The thing about inevitability is, simply, that your best efforts to resist are futile. So I grit my teeth, steel my nerves, and take deep breaths. I convince myself that emotions are something I can keep at bay. Breaking is out of the question and I refuse. But the more I keep it away, the closer it draws. I fight it and I suppress the urge to give in. My fists clench and I’m constantly looking over my shoulder trying to stave off the sneak attacks that feelings often try. The most unfortunate thing about pain is that it always comes when I’m at my weakest. Like a deep horrible sinking wasteland that invades my heart, mind and finally my soul. My earth shatters violently and without warning. All that resolve, all of that strength I possess is depleted and though I veraciously attempt, I can’t draw on it anymore.

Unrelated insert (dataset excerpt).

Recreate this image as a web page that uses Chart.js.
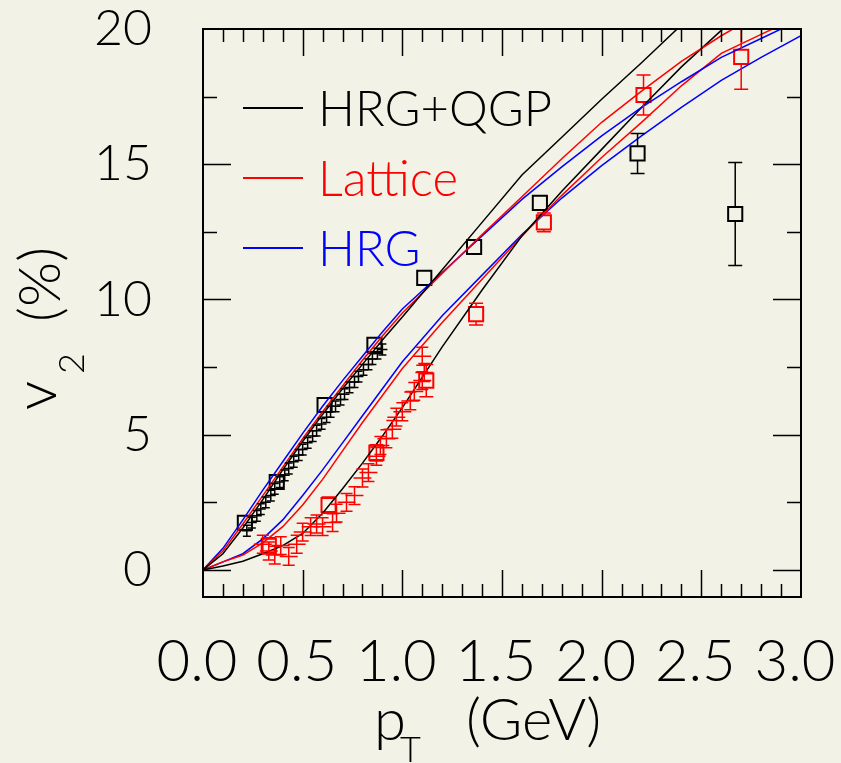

Perhaps the most horrific part about breaking is that the first crack is just a prelude of the hurt to come. That first crack is just a reminder of how human, fragile and vulnerable I am. Sobs wrack my body and slowly, reassuringly the pain begins to subside. That last shuddering deep breath and small sniffles that follow afterward. The eye of the storm is above me. A bird chirps, a deep breath, the breeze ruffles my hair and I feel it through my clothes. I extend my arms to lose myself in the clarity of this moment because I’ll need its strength to face what’s to come. There’s still work to be done. Ever so gently, bit by miserable bit, I’m meant to feel the breakage until finally I’m shattered. My very being lie on the ground scattered in a myriad of pieces. I’m finding that my mistake has been that I’m always reaching for the pieces, hoping to catch them before they fall, forever attempting to cram them back together to rebuild what was lost. That strength, that resolve! I need it back! This is my realization and my discovered truth about pain; it’s not about restoration, it’s about creation. The pieces that fall to floor are not to be reattached in the form they once composed. I am broken. Now all of my pieces form a new shape entirely. I can’t go back, I am not to be restored and through this realization, through the pain and destruction, I am created.